RTRS:EURO GOVT-Italian, Spanish bonds firm but rally losing steam
* Bunds sell-off, rally in Italian, Spanish bonds slows
* Soothing words from policymakers to help Italian debt sale
* Markets want action to follow words before rallying more
By Marius Zaharia
LONDON, July 30 (Reuters) - Italian and Spanish bond yields inched lower on Monday as euro zone policymakers appeared to be preparing for bolder measures to tackle the debt crisis, but the room for further falls depended on how soon any action was taken.
European Central Bank President Mario Draghi said last week the central bank would do whatever it takes to preserve the euro, a message echoed by German Chancellor Angela Merkel and French President Francois Hollande.
The soothing words from policymakers were likely to improve demand at an Italian action later in the day.
Some in markets expect the ECB to resume its bond-buying programme (SMP)-- opposed by Germany's Bundesbank -- in the near term and possibly to ease monetary policy further at its Thursday meeting.
Some also expect policymakers to show more openness towards the idea of giving the euro zone rescue funds a banking licence. That would allow the funds to have a more active role in lowering Spanish and Italian borrowing costs.
However, the nature and timing of any action is unclear and euro zone officials have said September is shaping up to be a "make-or-break" month in the search for a resolution to the three-year-old debt crisis
"It seems that policymakers are taking things more seriously," Commerzbank rate strategist Rainer Guntermann said.
"Expectations are high ... but for the rally to continue we may need more colour, more details and maybe some action."
Spanish 10-year government bond yields were 14 basis points lower at 6.63 percent, having fallen from levels around 7.5 percent seen before Draghi's comments on Thursday. Italian 10-year yields fell 7 bps to 5.88 percent.
Officials have also said the ECB and national central banks are considering taking significant losses on their Greek bond holdings, in another sign that measures previously considered taboo are being contemplated behind the scenes.
The improvement in sentiment may prove temporary, as the markets' main concern, that Spanish may need a sovereign rescue, is still unaddressed.
A euro zone official said Economy Minister Luis de Guindos had brought up the prospect of a 300 billion euro bailout last week at a meeting with German Finance Minister Wolfgang Schaeuble. Spain denied this was the case.
A Spanish bailout would use up euro zone's resources for fighting the debt crisis and leave Italy, seen as the next potential domino after Spain, unprotected. ECB bond purchases are likely to be of little use in such a situation.
"It's just time-buying," Lloyds rate strategist Eric Wand said. "They (the ECB) may take us through to September ... but the ECB action really needs to be supported by some other stabilisation measures at EU level."

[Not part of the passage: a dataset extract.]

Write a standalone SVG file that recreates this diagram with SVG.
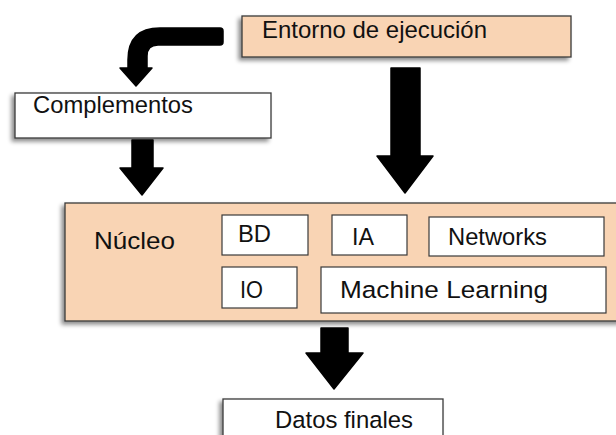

In the meantime, however, Wand said the market was building expectations of some form of ECB intervention: "The nature of Draghi's language was quite forceful so I would expect them to act. The reaction could be quite ugly if they didn't."
German Bund futures were 34 ticks higher at 143.55, in a sign that cautiousness is replacing the enthusiasm seen last week as markets wanted words to be followed by action.
The comments from euro zone policymakers do, however, provide a more favorable backdrop for Italy's sale of up to 5.5 billion euros in three-to-10-year bonds.
"The odds for bumpy auctions this week have receded," said Commerzbank's Guntermann, adding that a Spanish auction on Thursday - just before the ECB will release the outcome of its meeting - should also see improved demand.
Belgium also plans to sell between 2.0 billion and 3.5 billion euros of five-, 10- and 15-year benchmark bonds.